◆ Set problem ◆
Your task is to output the listing word for word, with pictures excluded.

◆ Information supplied ◆
------

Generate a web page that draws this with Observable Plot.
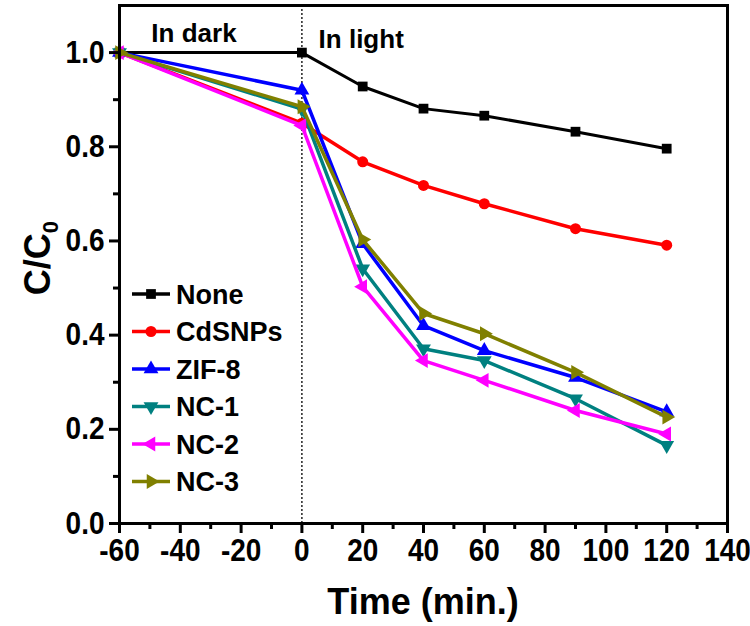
<!DOCTYPE html>
<html><head><meta charset="utf-8">
<script src="https://cdn.jsdelivr.net/npm/d3@7"></script>
<script src="https://cdn.jsdelivr.net/npm/@observablehq/plot@0.6"></script>
<style>
body{margin:0;background:#fff;}
#chart{position:relative;width:750px;height:626px;}
svg text{font-family:"Liberation Sans",Arial,sans-serif;font-weight:bold;}
</style></head><body><div id="chart"></div>
<script>
// ---- data ----
const times = [-60, 0, 20, 40, 60, 90, 120];
const seriesNames = ["None", "CdSNPs", "ZIF-8", "NC-1", "NC-2", "NC-3"];
const noneValues = [1.0, 1.0, 0.928, 0.881, 0.866, 0.832, 0.796];
const cdsValues  = [1.0, 0.85, 0.768, 0.718, 0.679, 0.626, 0.591];
const zifValues  = [1.0, 0.92, 0.594, 0.420, 0.367, 0.310, 0.237];
const nc1Values  = [1.0, 0.88, 0.541, 0.371, 0.346, 0.265, 0.166];
const nc2Values  = [1.0, 0.845, 0.503, 0.346, 0.304, 0.240, 0.190];
const nc3Values  = [1.0, 0.885, 0.603, 0.446, 0.403, 0.321, 0.226];
const seriesValues = [noneValues, cdsValues, zifValues, nc1Values, nc2Values, nc3Values];
const seriesColors = ["#000000", "#ff0000", "#0000ff", "#008080", "#ff00ff", "#808000"];
const seriesSymbols = ["square", "circle", "triangle", "triangle", "triangle", "triangle"];
const seriesRotate = [0, 0, 0, 180, -90, 90];
const xTicks = [-60, -40, -20, 0, 20, 40, 60, 80, 100, 120, 140];
const xMinorTicks = [-50, -30, -10, 10, 30, 50, 70, 90, 110, 130];
const yTicks = [0, 0.2, 0.4, 0.6, 0.8, 1.0];
const yMinorTicks = [0.1, 0.3, 0.5, 0.7, 0.9];
const dividerTime = [0];
const annotations = [
  {label: "In dark", t: -35.5, v: 1.040},
  {label: "In light", t: 19.5, v: 1.028}
];
const xTitle = "Time (min.)";

// ---- table ----
const rows = [];
seriesNames.forEach((s, i) => times.forEach((t, j) =>
  rows.push({series: s, t, v: seriesValues[i][j]})));

const seriesMarks = seriesNames.flatMap((s, i) => {
  const d = rows.filter(r => r.series === s);
  return [
    Plot.line(d, {x: "t", y: "v", stroke: seriesColors[i], strokeWidth: i === 0 ? 3 : 3.5}),
    Plot.dot(d, {x: "t", y: "v", fill: seriesColors[i], symbol: seriesSymbols[i], rotate: seriesRotate[i], r: 5.5, stroke: "none"})
  ];
});

const plot = Plot.plot({
  width: 750, height: 626,
  marginLeft: 119, marginRight: 23, marginTop: 5, marginBottom: 103,
  style: {fontFamily: "Liberation Sans, Arial, sans-serif", background: "#fff", overflow: "visible"},
  x: {domain: [-60, 140]},
  y: {domain: [0, 1.1]},
  marks: [
    Plot.ruleX(dividerTime, {stroke: "#000", strokeWidth: 1.3, strokeDasharray: "2,2"}),
    ...seriesMarks,
    Plot.axisX({ticks: xTicks, tickSize: 10, tickPadding: 5, strokeWidth: 3, fontSize: 28, fontWeight: "bold", label: null, tickFormat: d => String(d)}),
    Plot.axisX({ticks: xMinorTicks, tickSize: 6, strokeWidth: 3, tickFormat: () => "", label: null}),
    Plot.axisY({ticks: yTicks, tickSize: 10, tickPadding: 5, strokeWidth: 3, fontSize: 28, fontWeight: "bold", label: null, tickFormat: d3.format(".1f")}),
    Plot.axisY({ticks: yMinorTicks, tickSize: 6, strokeWidth: 3, tickFormat: () => "", label: null}),
    Plot.frame({stroke: "#000", strokeWidth: 3}),
    Plot.text(annotations, {x: "t", y: "v", text: "label", fontSize: 26, fontWeight: "bold", fill: "#000"})
  ]
});
document.getElementById("chart").appendChild(plot);

const svg = d3.select(plot);

// stretch tick labels vertically a little (reference text is tall and narrow)
svg.selectAll('g[aria-label="x-axis tick label"] text, g[aria-label="y-axis tick label"] text').each(function() {
  const el = this;
  let t = el.getAttribute("transform");
  if (!t) {
    const x = +(el.getAttribute("x") || 0), y = +(el.getAttribute("y") || 0);
    el.removeAttribute("x"); el.removeAttribute("y");
    t = `translate(${x},${y})`;
  }
  el.setAttribute("transform", t + " scale(1,1.12)");
});

// axis titles
svg.append("text")
  .attr("x", 423).attr("y", 614)
  .attr("text-anchor", "middle")
  .attr("font-size", 36)
  .attr("fill", "#000")
  .text(xTitle);
const yl = svg.append("text")
  .attr("transform", "translate(50,258) rotate(-90)")
  .attr("text-anchor", "middle")
  .attr("font-size", 36)
  .attr("fill", "#000");
yl.append("tspan").text("C/C");
yl.append("tspan").attr("font-size", 22).attr("dy", "0.35em").text("0");

// legend (inside plot, lower left)
const symMap = {square: d3.symbolSquare, circle: d3.symbolCircle, triangle: d3.symbolTriangle};
const lg = svg.append("g");
seriesNames.forEach((s, i) => {
  const y = 294 + i * 37.5;
  const g = lg.append("g").attr("transform", `translate(0,${y})`);
  g.append("line").attr("x1", 132).attr("x2", 170).attr("y1", 0).attr("y2", 0)
    .attr("stroke", seriesColors[i]).attr("stroke-width", 3.5);
  g.append("path")
    .attr("d", d3.symbol(symMap[seriesSymbols[i]], Math.PI * 5.5 * 5.5)())
    .attr("transform", `translate(151,0) rotate(${seriesRotate[i]})`)
    .attr("fill", seriesColors[i]);
  g.append("text").attr("x", 176).attr("y", 0).attr("dy", "0.36em")
    .attr("text-anchor", "start")
    .attr("font-size", 27).attr("fill", "#000").text(s);
});
</script>
</body></html>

------

◆ Correct result ◆
Generate a web page that draws this with Observable Plot.
<!DOCTYPE html>
<html><head><meta charset="utf-8">
<script src="https://cdn.jsdelivr.net/npm/d3@7"></script>
<script src="https://cdn.jsdelivr.net/npm/@observablehq/plot@0.6"></script>
<style>
body{margin:0;background:#fff;}
#chart{position:relative;width:750px;height:626px;}
svg text{font-family:"Liberation Sans",Arial,sans-serif;font-weight:bold;}
</style></head><body><div id="chart"></div>
<script>
// ---- data ----
const times = [-60, 0, 20, 40, 60, 90, 120];
const seriesNames = ["None", "CdSNPs", "ZIF-8", "NC-1", "NC-2", "NC-3"];
const noneValues = [1.0, 1.0, 0.928, 0.881, 0.866, 0.832, 0.796];
const cdsValues  = [1.0, 0.85, 0.768, 0.718, 0.679, 0.626, 0.591];
const zifValues  = [1.0, 0.92, 0.594, 0.420, 0.367, 0.310, 0.237];
const nc1Values  = [1.0, 0.88, 0.541, 0.371, 0.346, 0.265, 0.166];
const nc2Values  = [1.0, 0.845, 0.503, 0.346, 0.304, 0.240, 0.190];
const nc3Values  = [1.0, 0.885, 0.603, 0.446, 0.403, 0.321, 0.226];
const seriesValues = [noneValues, cdsValues, zifValues, nc1Values, nc2Values, nc3Values];
const seriesColors = ["#000000", "#ff0000", "#0000ff", "#008080", "#ff00ff", "#808000"];
const seriesSymbols = ["square", "circle", "triangle", "triangle", "triangle", "triangle"];
const seriesRotate = [0, 0, 0, 180, -90, 90];
const xTicks = [-60, -40, -20, 0, 20, 40, 60, 80, 100, 120, 140];
const xMinorTicks = [-50, -30, -10, 10, 30, 50, 70, 90, 110, 130];
const yTicks = [0, 0.2, 0.4, 0.6, 0.8, 1.0];
const yMinorTicks = [0.1, 0.3, 0.5, 0.7, 0.9];
const dividerTime = [0];
const annotations = [
  {label: "In dark", t: -35.5, v: 1.040},
  {label: "In light", t: 19.5, v: 1.028}
];
const xTitle = "Time (min.)";

// ---- table ----
const rows = [];
seriesNames.forEach((s, i) => times.forEach((t, j) =>
  rows.push({series: s, t, v: seriesValues[i][j]})));

const seriesMarks = seriesNames.flatMap((s, i) => {
  const d = rows.filter(r => r.series === s);
  return [
    Plot.line(d, {x: "t", y: "v", stroke: seriesColors[i], strokeWidth: i === 0 ? 3 : 3.5}),
    Plot.dot(d, {x: "t", y: "v", fill: seriesColors[i], symbol: seriesSymbols[i], rotate: seriesRotate[i], r: 5.5, stroke: "none"})
  ];
});

const plot = Plot.plot({
  width: 750, height: 626,
  marginLeft: 119, marginRight: 23, marginTop: 5, marginBottom: 103,
  style: {fontFamily: "Liberation Sans, Arial, sans-serif", background: "#fff", overflow: "visible"},
  x: {domain: [-60, 140]},
  y: {domain: [0, 1.1]},
  marks: [
    Plot.ruleX(dividerTime, {stroke: "#000", strokeWidth: 1.3, strokeDasharray: "2,2"}),
    ...seriesMarks,
    Plot.axisX({ticks: xTicks, tickSize: 10, tickPadding: 5, strokeWidth: 3, fontSize: 28, fontWeight: "bold", label: null, tickFormat: d => String(d)}),
    Plot.axisX({ticks: xMinorTicks, tickSize: 6, strokeWidth: 3, tickFormat: () => "", label: null}),
    Plot.axisY({ticks: yTicks, tickSize: 10, tickPadding: 5, strokeWidth: 3, fontSize: 28, fontWeight: "bold", label: null, tickFormat: d3.format(".1f")}),
    Plot.axisY({ticks: yMinorTicks, tickSize: 6, strokeWidth: 3, tickFormat: () => "", label: null}),
    Plot.frame({stroke: "#000", strokeWidth: 3}),
    Plot.text(annotations, {x: "t", y: "v", text: "label", fontSize: 26, fontWeight: "bold", fill: "#000"})
  ]
});
document.getElementById("chart").appendChild(plot);

const svg = d3.select(plot);

// stretch tick labels vertically a little (reference text is tall and narrow)
svg.selectAll('g[aria-label="x-axis tick label"] text, g[aria-label="y-axis tick label"] text').each(function() {
  const el = this;
  let t = el.getAttribute("transform");
  if (!t) {
    const x = +(el.getAttribute("x") || 0), y = +(el.getAttribute("y") || 0);
    el.removeAttribute("x"); el.removeAttribute("y");
    t = `translate(${x},${y})`;
  }
  el.setAttribute("transform", t + " scale(1,1.12)");
});

// axis titles
svg.append("text")
  .attr("x", 423).attr("y", 614)
  .attr("text-anchor", "middle")
  .attr("font-size", 36)
  .attr("fill", "#000")
  .text(xTitle);
const yl = svg.append("text")
  .attr("transform", "translate(50,258) rotate(-90)")
  .attr("text-anchor", "middle")
  .attr("font-size", 36)
  .attr("fill", "#000");
yl.append("tspan").text("C/C");
yl.append("tspan").attr("font-size", 22).attr("dy", "0.35em").text("0");

// legend (inside plot, lower left)
const symMap = {square: d3.symbolSquare, circle: d3.symbolCircle, triangle: d3.symbolTriangle};
const lg = svg.append("g");
seriesNames.forEach((s, i) => {
  const y = 294 + i * 37.5;
  const g = lg.append("g").attr("transform", `translate(0,${y})`);
  g.append("line").attr("x1", 132).attr("x2", 170).attr("y1", 0).attr("y2", 0)
    .attr("stroke", seriesColors[i]).attr("stroke-width", 3.5);
  g.append("path")
    .attr("d", d3.symbol(symMap[seriesSymbols[i]], Math.PI * 5.5 * 5.5)())
    .attr("transform", `translate(151,0) rotate(${seriesRotate[i]})`)
    .attr("fill", seriesColors[i]);
  g.append("text").attr("x", 176).attr("y", 0).attr("dy", "0.36em")
    .attr("text-anchor", "start")
    .attr("font-size", 27).attr("fill", "#000").text(s);
});
</script>
</body></html>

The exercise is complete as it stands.